Finding the inner fire

Her weird, wonderful life celebrated

Published: Feb 12 2019, 01:01:am

Tuesday, October 4, 1988

GORILLAS IN THE MIST: THE ADVENTURE OF DIAN FOSSEY. Written by Anna Hamilton Phelan. Music by Maurice Jarre. Directed by Michael Apted. Running time: 129 minutes. Rated Mature with the B.C. Classifier’s warning: occasional violence, very coarse language.
IN THE JUNGLES OF RWANDA, high on the slopes of an extinct volcano, the lovers are sharing a bath. Luxuriating at one end of the tub ls Dian Fossey (Sigourney Weaver), the driving force behind the Karisoke primate research centre.
    At the other end is Bob Campbell (Bryan Brown), the National Geographic Society photographer whose bearers carried the galvanized metal tub up the side of her mountain. Caressing his chest with her foot, she is the first to break the silence.
    “Do you think I’m weird?”
    “Yes, I do,” he replies. “Absolutely.”
    Fossey is, after all, a world-famous eccentric, an American naturalist whose concern for Africa's endangered mountain gorillas brought her to this remote peak six years earlier.
    “But,” he adds, attempting to strike a balance, “I also think you are wonderful.”
    Striking a balance between weird and wonderful, between documentary artistry and mass entertainment, is Michael Apted’s Gorillas in the Mist: The Adventure of Dian Fossey. Screenwriter Anna Hamilton Phelan organizes Fossey's remarkable story in four straightforward episodes.
    Call the first of them ‘Dedication and Discouragement.’ After establishing a camp and a rapport with the notoriously shy creatures, she is expelled from the Congo during its 1966 civil war. “I’m going to go home and buy the sexiest dress I can and marry David,” she tells planter Roz Carr (Julie Harris).
    Next comes ‘Dedication and Commitment.’ On the Rwandian side of the border, she re-establishes contact with the gorilla groups and declares personal war on the local native game poachers. “If they want a witch,” she tells her faithful, Christian-educated tracker Sembagare (John Omirah Miluwi), “I’ll give them a witch.”
    As in 1985's Out of Africa, the arrival of an empathetic white male results in an interlude of ‘Jungle Love.’ When he moves on, her story enters its ‘Jungle Fever’ phase as Fossey becomes increasingly autocratic and obsessed with her preservationist mission.
    A former documentarist, Apted ravishes the eye with location footage of Fossey's gorillas in their natural habitat.
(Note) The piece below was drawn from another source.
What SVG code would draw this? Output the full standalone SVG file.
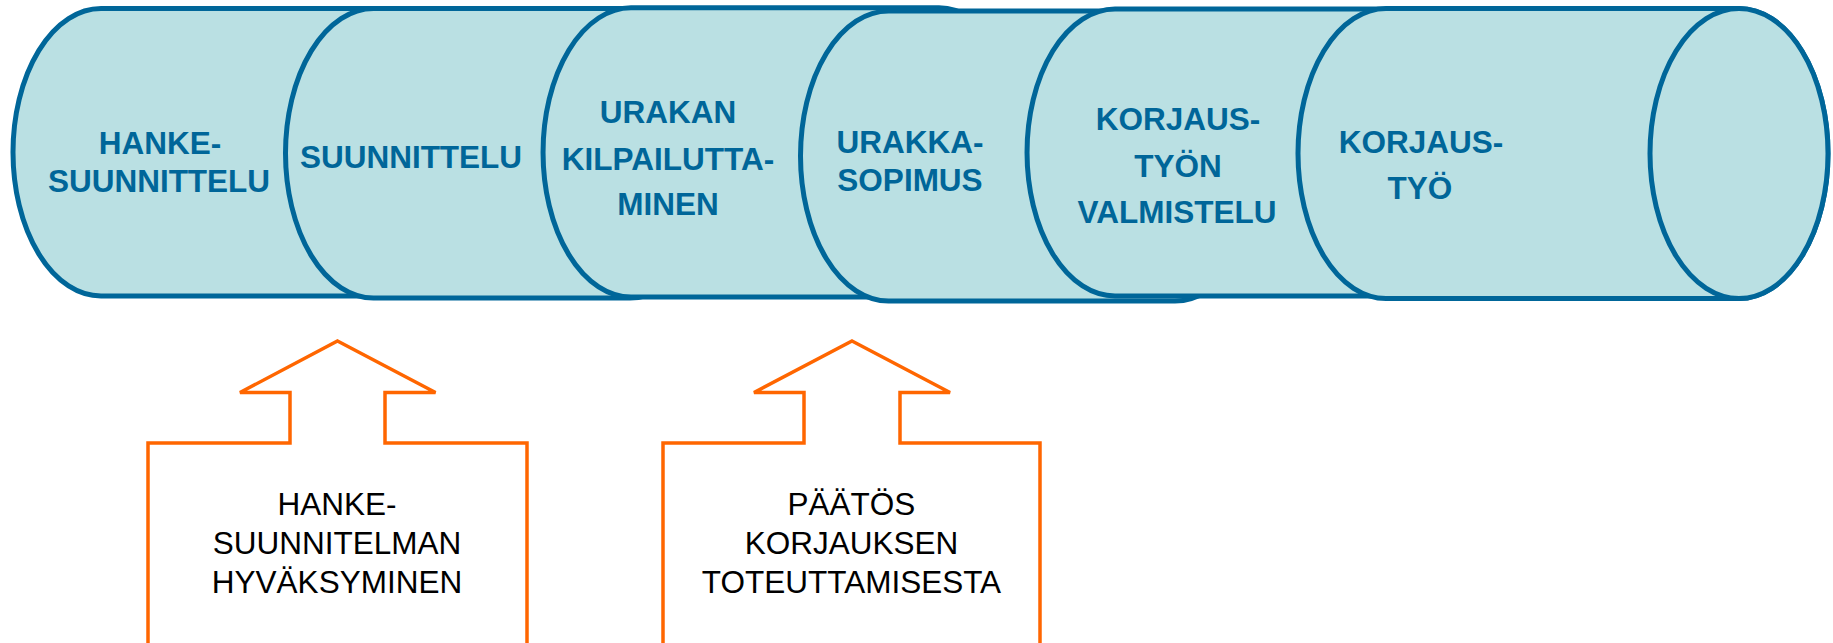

Interacting with them and providing his film with a powerful inner fire is Weaver’s award-worthy performance.
    The actress conveys not only the intensity of her character's weirdness, but the more elusive wonderfulness that found its best expression among the gorilla groups she championed.

The above is a restored version of a Province review by Michael Walsh originally published in 1988. For additional information on this archived material, please visit my FAQ.

Afterword: Although it did not win any Oscars, director Michael Apted’s biographical drama earned five Academy Award nominations, including one for Sigourney Weaver (best actress) and composer Maurice Jarre (original score).
    Dian Fossey’s association with the National Geographic Society was more than a romantic one. Nor is the Washington-based non-profit shy about reminding people that “from the very beginning (it) was a significant partner in Dian’s work — providing grants to support her research activities and featuring her work in multiple National Geographic magazine articles.” In 2007, Weaver narrated the three-hour documentary series Dian Fossey: Secrets in the Mist, broadcast on the National Geographic Channel.
    Yes, Dian Fossey was a brunette. Overall though, in the movies, great apes prefer blondes. From 1933's King Kong to Link (1986), the most evolved of our evolutionary cousins have felt an emotional connection with the female of our species. It only seems fair, then, that the field of primatology has reflected something like mutual admiration. According to the Harvard Library’s Resarch Guide to Women in Science: “Many of the most prominent scientists studying non-human primates in the late twentieth and early twenty-first centuries have been women.”
    In their 2012 academic paper, Is Primatology an Equal-Opportunity Discipline?, a three-woman research team noted “the enormous interest of the media (in) the work of the three most popular female primatologists (Dian Fossey, Jane Goodall and Biruté Galdikas),” Collectively known as “the Trimates,” Fossey, Goodall and Galdikas are credited with being scientific revolutionaries.
    The 1988 feature film Gorillas in the Mist celebrated the life and achievements of the American-born Fossey, who was dedicated to the preservation of their Rwandan habitat. Goodall, born in Britain, gained fame for her work with Tanzanian chimpanzees, and is today recognized as a leader of the global conservation movement. Galdikas, who spent more than a decade in Borneo researching orangutans, is the German-born Canadian featured in the 2011 IMAX documentary Born to Be Wild. She is currently a professor at B.C.’s Simon Fraser University.